To Thompson, “Good Luck to You, Leo Grande” is nothing less than revolutionary in its willingness to be candid about topics usually brushed under the covers.
“Let’s face it, women’s pleasure has never been, as it were, top of the to-do list in present systems,” says Thompson. “It’s never been: Oh, we really must attend to that.”
It’s a startlingly open, probing performance by the 63-year-old Thompson whose screen presence has long exuded, as The New York Times once aptly summarized, “an ironclad sense of self and how things ought to be.” But whereas many of Thompson’s most iconic roles (“Howard’s End,” “Remains of the Day,” “Sense and Sensibility”) have situated her intelligent, empathetic moral clarity in more buttoned-down characters, “Leo Grande” proves she’s just as clear-eyed when it comes to matters of sex and pleasure.
“I’ve always trusted physical pleasure, as long as it felt right in the emotional centers of the body. I never thought that’s the wrong thing to do,” says Thompson. “Pleasuring yourself is fantastic. That’s just extraordinary that one can do that. If you think about the history of masturbation, it’s simply appalling what was done it by Christian faith, and I’m sure other faiths. The fact that it outlawed pleasure for the self, for the body, seems to me to be deeply, deeply problematic and a terrible sin, a real evil thing to do to human beings. We’re designed to experience pleasure, clearly.”

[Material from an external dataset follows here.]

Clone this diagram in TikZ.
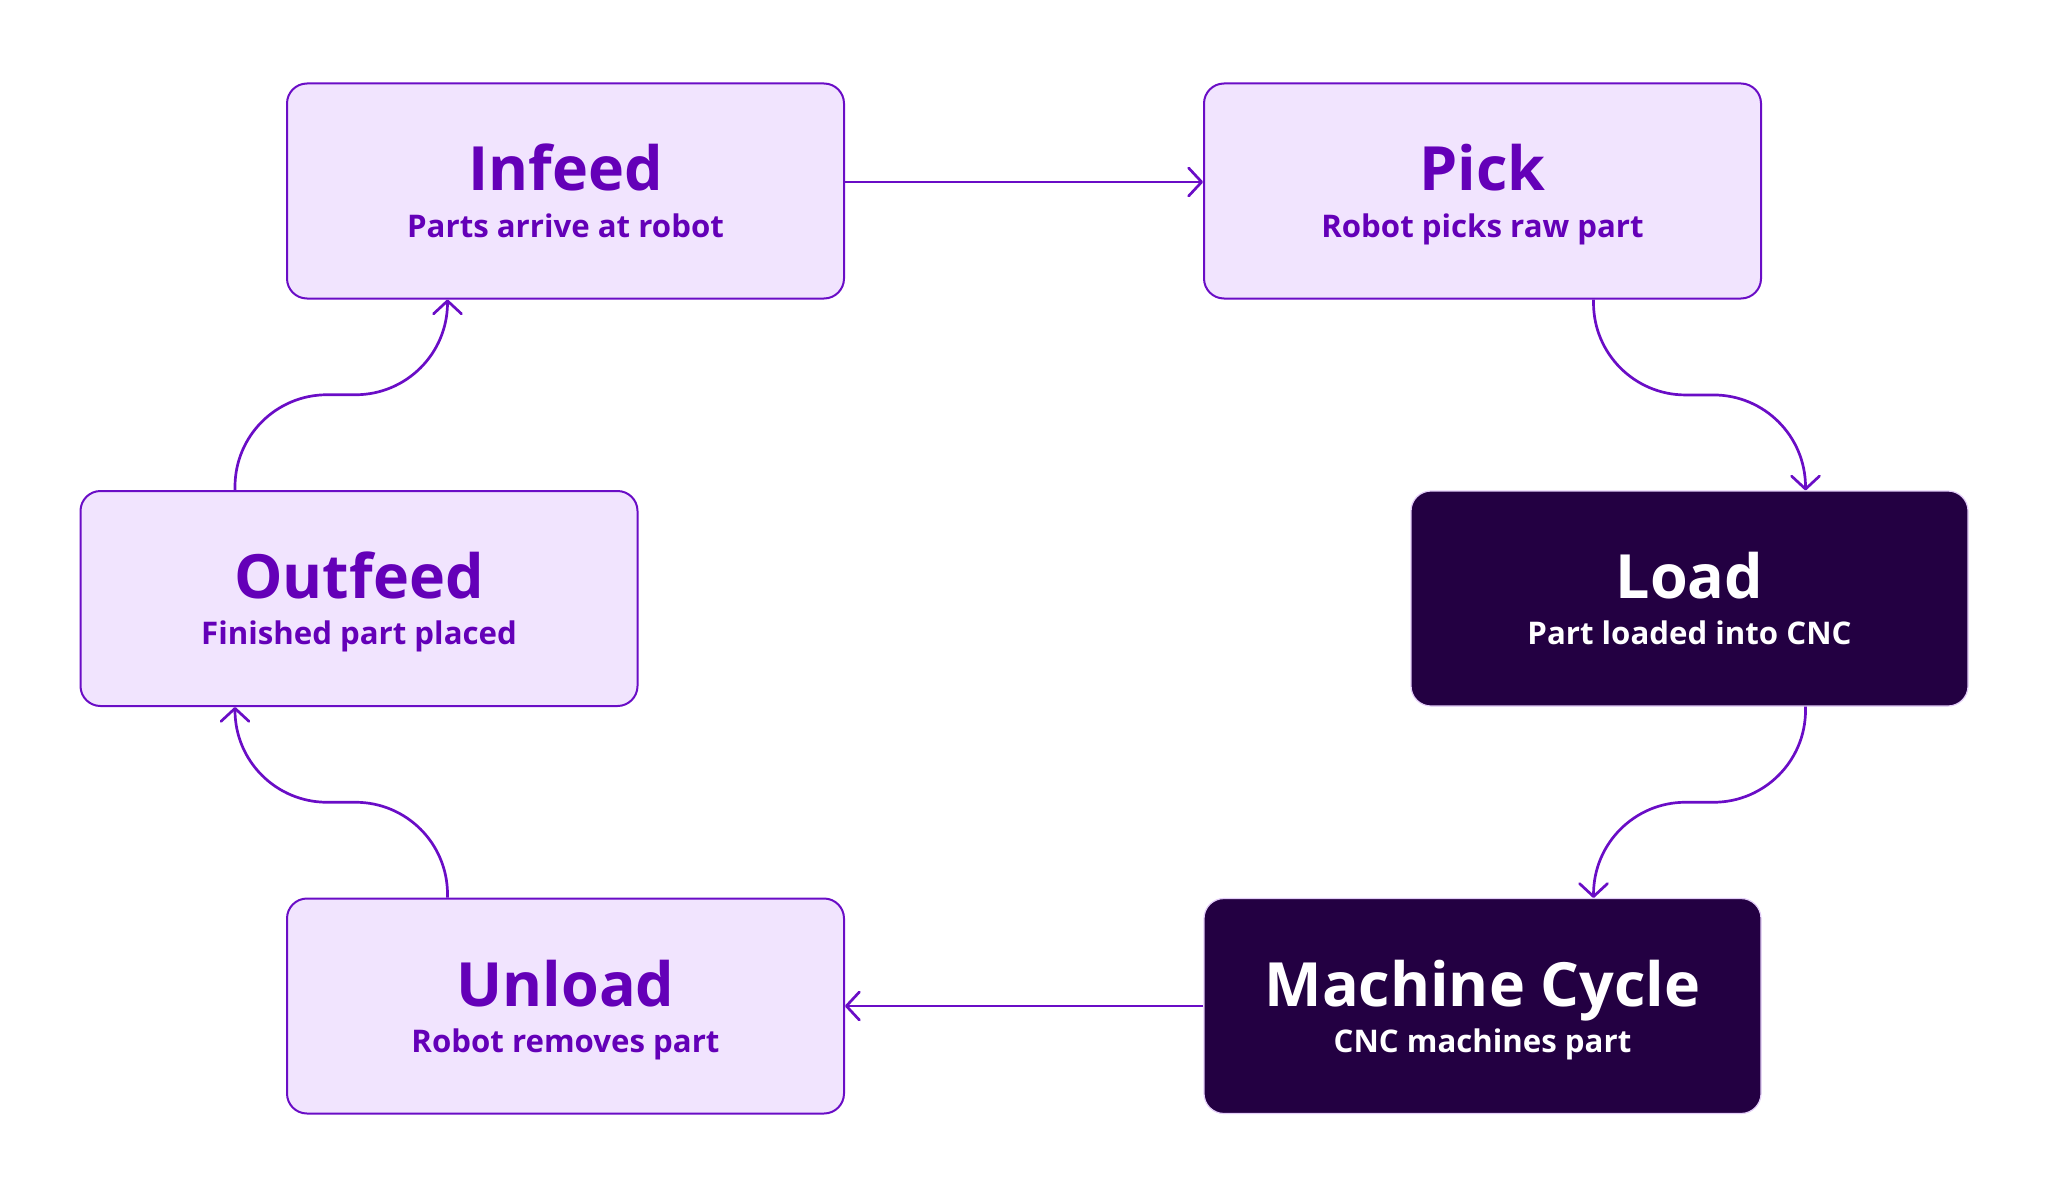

Thompson has, she says, been thinking about the issues behind “Leo Grande” for years and years. When the script arrived, the role, she says, “struck me in the same way Margaret Schlegel struck me when I was 30,” referring to her Oscar-winning performance in James Ivory and Ismail Merchant’s 1992 period drama “Howard’s End.” Years ago, Thompson made a handbook for her daughter as a guide to discussing sex apart from the way it’s been categorized, warped or minimized by society.

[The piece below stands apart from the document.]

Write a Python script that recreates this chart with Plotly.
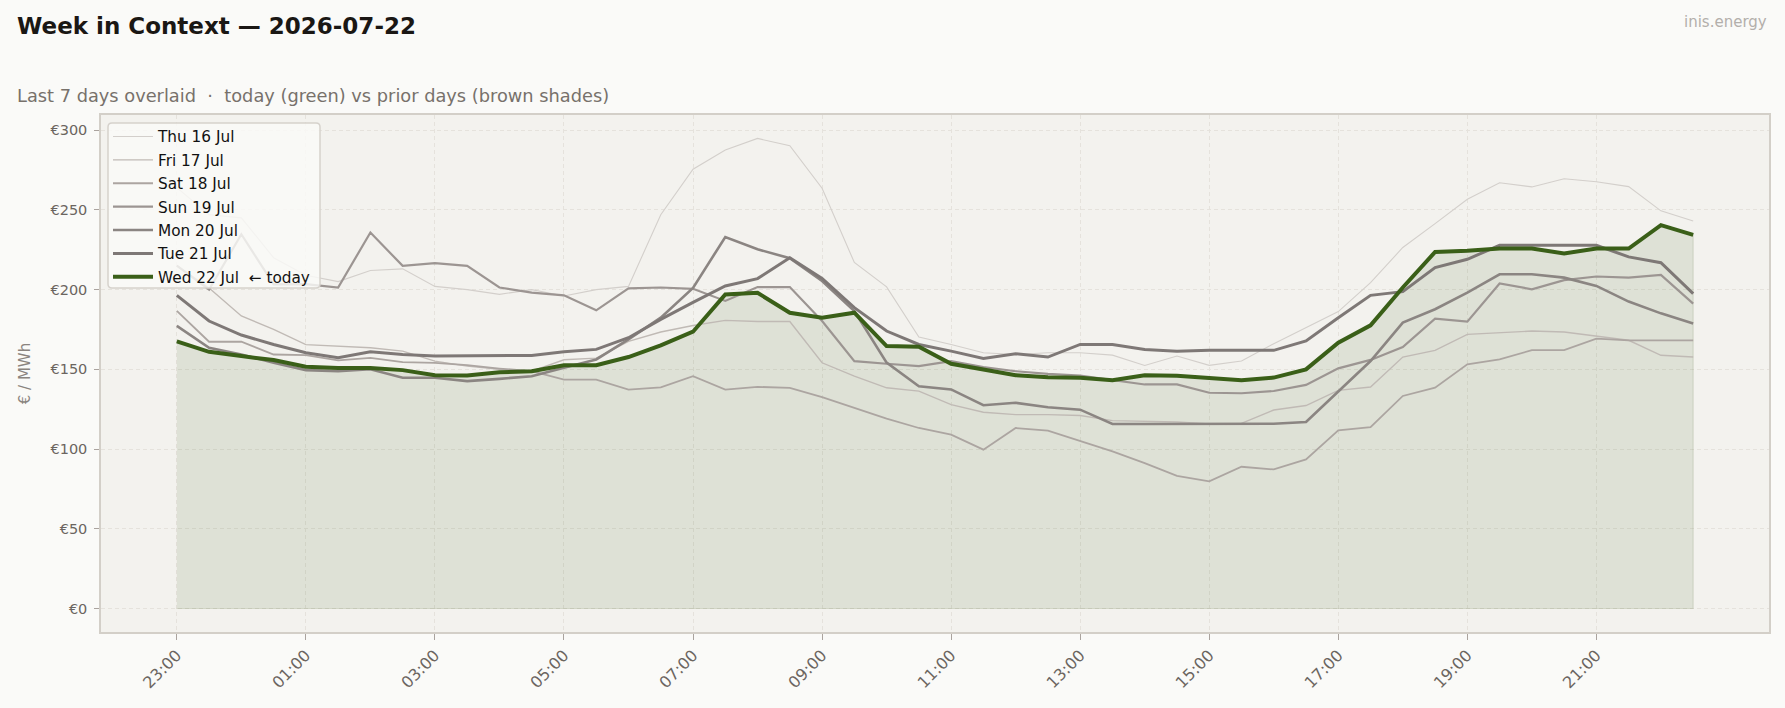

“We find it difficult to be honest about sex. It’s difficult to talk about. It’s been made somewhat taboo, and at the same time, it’s been industrialized and sold to us like Spam in a tin,” says Thompson. “I was talking about the pleasure centers in the brain, in the body and in the heart. They’re very, very important because it’s not just one. It’s quite rare for all of those things to be stimulated in the right way at the same time. We’re so complicated, aren’t we, and we’re so unwilling to recognize that complication just because it makes life more difficult. But actually in the end, it makes life more interesting.”

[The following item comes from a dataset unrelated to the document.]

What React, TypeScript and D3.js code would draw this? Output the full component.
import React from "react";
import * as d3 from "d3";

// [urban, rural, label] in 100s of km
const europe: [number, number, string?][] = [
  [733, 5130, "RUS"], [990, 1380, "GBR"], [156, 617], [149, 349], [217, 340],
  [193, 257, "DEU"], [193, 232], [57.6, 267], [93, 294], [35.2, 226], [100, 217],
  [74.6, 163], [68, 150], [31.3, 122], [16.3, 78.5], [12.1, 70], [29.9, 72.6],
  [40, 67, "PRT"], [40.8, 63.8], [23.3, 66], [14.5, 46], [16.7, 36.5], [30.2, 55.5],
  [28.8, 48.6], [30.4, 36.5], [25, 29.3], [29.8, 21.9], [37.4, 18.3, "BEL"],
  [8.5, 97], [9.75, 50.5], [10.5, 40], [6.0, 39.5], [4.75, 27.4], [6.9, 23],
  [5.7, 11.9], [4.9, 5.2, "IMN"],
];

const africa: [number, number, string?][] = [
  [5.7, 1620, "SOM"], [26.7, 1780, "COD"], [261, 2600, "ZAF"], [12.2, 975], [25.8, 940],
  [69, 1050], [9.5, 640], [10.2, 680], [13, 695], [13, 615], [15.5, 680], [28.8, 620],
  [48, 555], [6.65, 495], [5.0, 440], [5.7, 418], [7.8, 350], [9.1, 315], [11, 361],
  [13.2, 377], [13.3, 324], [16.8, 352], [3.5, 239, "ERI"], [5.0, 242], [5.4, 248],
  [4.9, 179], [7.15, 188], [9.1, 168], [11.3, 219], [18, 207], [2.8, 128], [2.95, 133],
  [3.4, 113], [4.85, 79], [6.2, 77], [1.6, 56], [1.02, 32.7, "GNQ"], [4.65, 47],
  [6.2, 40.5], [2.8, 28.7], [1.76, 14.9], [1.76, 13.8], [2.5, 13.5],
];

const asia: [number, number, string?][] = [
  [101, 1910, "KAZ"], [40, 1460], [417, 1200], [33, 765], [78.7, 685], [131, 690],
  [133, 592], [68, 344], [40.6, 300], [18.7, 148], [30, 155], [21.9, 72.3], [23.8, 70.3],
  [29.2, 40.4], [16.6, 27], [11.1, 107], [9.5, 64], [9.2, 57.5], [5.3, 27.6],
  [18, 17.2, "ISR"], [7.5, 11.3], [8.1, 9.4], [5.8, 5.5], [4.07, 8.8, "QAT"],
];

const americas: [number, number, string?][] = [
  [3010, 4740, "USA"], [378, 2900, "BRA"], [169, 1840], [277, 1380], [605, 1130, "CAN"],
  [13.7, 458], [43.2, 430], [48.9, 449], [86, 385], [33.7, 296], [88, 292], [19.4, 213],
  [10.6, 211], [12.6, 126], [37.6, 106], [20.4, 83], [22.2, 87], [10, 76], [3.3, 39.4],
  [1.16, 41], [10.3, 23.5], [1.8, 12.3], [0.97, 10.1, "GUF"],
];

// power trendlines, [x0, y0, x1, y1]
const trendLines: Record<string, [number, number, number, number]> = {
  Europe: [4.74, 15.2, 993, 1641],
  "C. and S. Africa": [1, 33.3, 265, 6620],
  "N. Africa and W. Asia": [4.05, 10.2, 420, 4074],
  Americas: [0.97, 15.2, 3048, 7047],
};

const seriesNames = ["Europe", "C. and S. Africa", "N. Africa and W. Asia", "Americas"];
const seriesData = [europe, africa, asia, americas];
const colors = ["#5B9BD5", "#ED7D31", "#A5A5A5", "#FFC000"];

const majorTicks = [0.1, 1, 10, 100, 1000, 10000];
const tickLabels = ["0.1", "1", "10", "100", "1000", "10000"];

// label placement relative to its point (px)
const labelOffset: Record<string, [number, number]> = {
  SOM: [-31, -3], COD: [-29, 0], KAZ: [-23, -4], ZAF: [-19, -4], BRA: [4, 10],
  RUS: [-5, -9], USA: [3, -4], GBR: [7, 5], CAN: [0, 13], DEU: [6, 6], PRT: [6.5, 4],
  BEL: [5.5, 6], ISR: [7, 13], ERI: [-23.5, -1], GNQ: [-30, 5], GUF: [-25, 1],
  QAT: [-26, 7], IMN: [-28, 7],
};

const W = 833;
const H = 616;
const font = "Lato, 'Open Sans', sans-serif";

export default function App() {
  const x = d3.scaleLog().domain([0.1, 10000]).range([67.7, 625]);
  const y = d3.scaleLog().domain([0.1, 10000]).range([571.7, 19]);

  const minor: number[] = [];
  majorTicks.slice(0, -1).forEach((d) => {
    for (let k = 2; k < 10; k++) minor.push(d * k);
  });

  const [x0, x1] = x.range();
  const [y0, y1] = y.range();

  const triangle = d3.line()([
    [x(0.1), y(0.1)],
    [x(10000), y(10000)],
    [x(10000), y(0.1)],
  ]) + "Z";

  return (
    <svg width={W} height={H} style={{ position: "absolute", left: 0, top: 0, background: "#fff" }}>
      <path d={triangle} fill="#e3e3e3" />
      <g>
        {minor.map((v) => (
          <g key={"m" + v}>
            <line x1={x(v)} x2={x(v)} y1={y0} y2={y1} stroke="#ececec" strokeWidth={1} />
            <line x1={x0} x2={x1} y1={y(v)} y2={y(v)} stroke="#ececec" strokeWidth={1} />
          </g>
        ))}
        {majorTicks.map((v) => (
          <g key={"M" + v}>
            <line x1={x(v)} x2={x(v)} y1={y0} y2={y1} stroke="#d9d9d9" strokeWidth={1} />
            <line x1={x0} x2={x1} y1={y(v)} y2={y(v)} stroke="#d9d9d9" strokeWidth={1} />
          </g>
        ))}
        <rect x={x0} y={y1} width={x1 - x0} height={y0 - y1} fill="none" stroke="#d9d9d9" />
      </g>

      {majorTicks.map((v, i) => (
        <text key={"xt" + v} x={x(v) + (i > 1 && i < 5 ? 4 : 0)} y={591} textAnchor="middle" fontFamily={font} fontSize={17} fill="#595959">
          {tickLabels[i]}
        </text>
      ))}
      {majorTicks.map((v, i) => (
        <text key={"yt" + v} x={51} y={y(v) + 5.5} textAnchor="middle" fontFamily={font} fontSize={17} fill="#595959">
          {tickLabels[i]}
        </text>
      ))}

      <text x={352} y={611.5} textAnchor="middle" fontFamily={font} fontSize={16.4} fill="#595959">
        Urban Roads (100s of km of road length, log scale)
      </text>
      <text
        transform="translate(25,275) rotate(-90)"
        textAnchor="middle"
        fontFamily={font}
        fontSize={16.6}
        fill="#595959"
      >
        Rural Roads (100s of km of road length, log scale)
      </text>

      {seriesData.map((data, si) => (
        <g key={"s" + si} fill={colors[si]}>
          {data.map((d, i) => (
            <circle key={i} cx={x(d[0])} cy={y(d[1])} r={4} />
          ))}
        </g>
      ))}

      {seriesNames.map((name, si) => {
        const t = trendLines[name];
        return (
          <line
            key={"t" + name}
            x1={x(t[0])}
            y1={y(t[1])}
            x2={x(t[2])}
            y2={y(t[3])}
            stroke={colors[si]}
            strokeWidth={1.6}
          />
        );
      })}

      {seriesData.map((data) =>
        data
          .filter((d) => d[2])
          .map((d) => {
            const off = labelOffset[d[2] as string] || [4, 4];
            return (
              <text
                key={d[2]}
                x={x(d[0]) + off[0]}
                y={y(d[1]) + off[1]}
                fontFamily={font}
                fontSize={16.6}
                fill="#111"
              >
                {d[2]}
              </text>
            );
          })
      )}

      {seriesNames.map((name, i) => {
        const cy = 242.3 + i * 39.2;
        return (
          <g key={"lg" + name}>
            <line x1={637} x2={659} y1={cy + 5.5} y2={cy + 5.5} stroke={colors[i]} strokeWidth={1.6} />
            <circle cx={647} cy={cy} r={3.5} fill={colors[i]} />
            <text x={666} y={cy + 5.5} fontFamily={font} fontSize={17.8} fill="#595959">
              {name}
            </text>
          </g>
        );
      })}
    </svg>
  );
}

When McCormack was potentially up for the part, the 29-year-old Irish actor best known from “Peaky Blinders” went to meet Thompson at her home in London. They spent two hours talking on a park bench. The next morning, she texted him the message, “I’ll see you on set.”
“She was out on the front door step talking to one of her neighbors. I think she was finishing up some gardening,” said McCormack. “I just remember her seeing me and being so cordial and welcoming. It felt like something clicked. She brought me inside. I needed to use her loo, her bathroom. I used her bathroom under the stairs. That’s where she keeps her two Oscars.”
“I quickly understood there was no pretense with her,” he adds. “I felt her passion for this instantly.”
Though “Leo Grande” was shot quickly in just 19 days, the actors rehearsed beforehand, including some time spent acting nude. The process of making the movie unfolded for Thompson and McCormack as an unusually deep experience of connection and unburdening. Thompson calls one acting exercise — in which she attempted to stand naturally, without judgement, naked before a mirror and posed like Eve in Albrecht Dürer’s Renaissance painting — the hardest acting challenge she’s ever had.
“I thought: That’s the position I’d like to stand in. A completely innocent position,” says Thompson. “I’m not moving my body about to make it look better or more like the thing I think it ought to look like. I need to be completely relaxed. And I realized that was virtually impossible.”
Thompson is the only person to win Academy Awards for both acting and screenwriting. She penned Ang Lee’s “Sense and Sensibility” and a pair of “Nanny McPhee” films. (In Scotland, Thompson was at work writing a musical adaptation of “Nanny McPhee.”) Though she found the roles offered to her in her 40s largely disappointing, a dearth that partly prompted her screenwriting, Thompson considers the roles she’s played in her 50 and 60s “by far the most interesting things I’ve ever done.” That’s much due to another generation of women filmmakers, like Brand and Mindy Kaling ( who directed her in 2019′s “Late Night” ), writing films for her.
“These young women have seen something, not necessarily in me,” says Thompson. “I suppose that’s just being given those opportunities and being perennially interested in the condition of women.”